Safer for long-term maintenance:
import statsmodels.api as sm
model = sm.OLS(endog, exog)
More fragile across versions:
from statsmodels.regression.linear_model import OLS
The second approach works perfectly fine, but you might need to update import statements when upgrading Statsmodels versions. The first approach is more likely to work without changes.
Avoiding Common Import Mistakes
Mistake 1: Mixing lowercase and uppercase
# Wrong - mixing formula and standard api
import statsmodels.api as sm
model = sm.ols('y ~ x', data=df) # ols doesn't exist in api
Lowercase function names belong to formula.api. Standard api uses uppercase class names.
Mistake 2: Forgetting the constant with standard api
# Missing constant term
import statsmodels.api as sm
model = sm.OLS(endog, exog).fit()
Formula api adds constants automatically. Standard api requires explicit sm.add_constant() calls.
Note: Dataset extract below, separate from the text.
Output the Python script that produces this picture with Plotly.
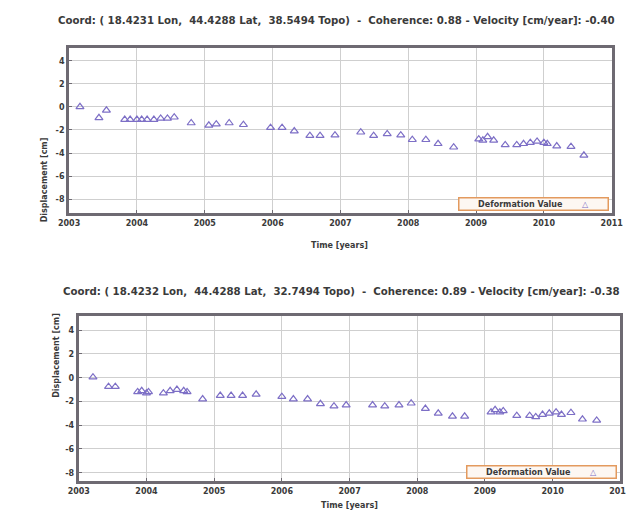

Mistake 3: Importing everything
# Avoid this - clutters namespace
from statsmodels.api import *
Explicit imports make code more maintainable. Future readers (including you) can see exactly what’s being used.
Practical Import Strategy for Real Projects
Here’s a realistic workflow that balances convenience with maintainability:
Stage 1: Exploratory notebooks
import statsmodels.formula.api as smf
# Use formula syntax for rapid experimentation
Stage 2: Prototype scripts
import statsmodels.api as sm
# Convert promising models to standard api
Stage 3: Production code
from statsmodels.api import OLS, add_constant
# Import specific classes for clean, focused modules
Your import strategy evolves as code matures from exploration to production. Starting with formulas speeds up discovery. Ending with explicit imports creates maintainable systems.
Making Your Choice
No single import approach is universally better. The right choice depends on your context: Are you exploring data or building production systems? Are you working alone or with a team? Are you writing throwaway scripts or long-lived applications?
Understanding all three approaches gives you flexibility. You can match your import style to your actual needs rather than copying whatever pattern you saw first. The goal isn’t to pick one approach and use it forever. The goal is to understand when each approach makes your work easier and your code clearer.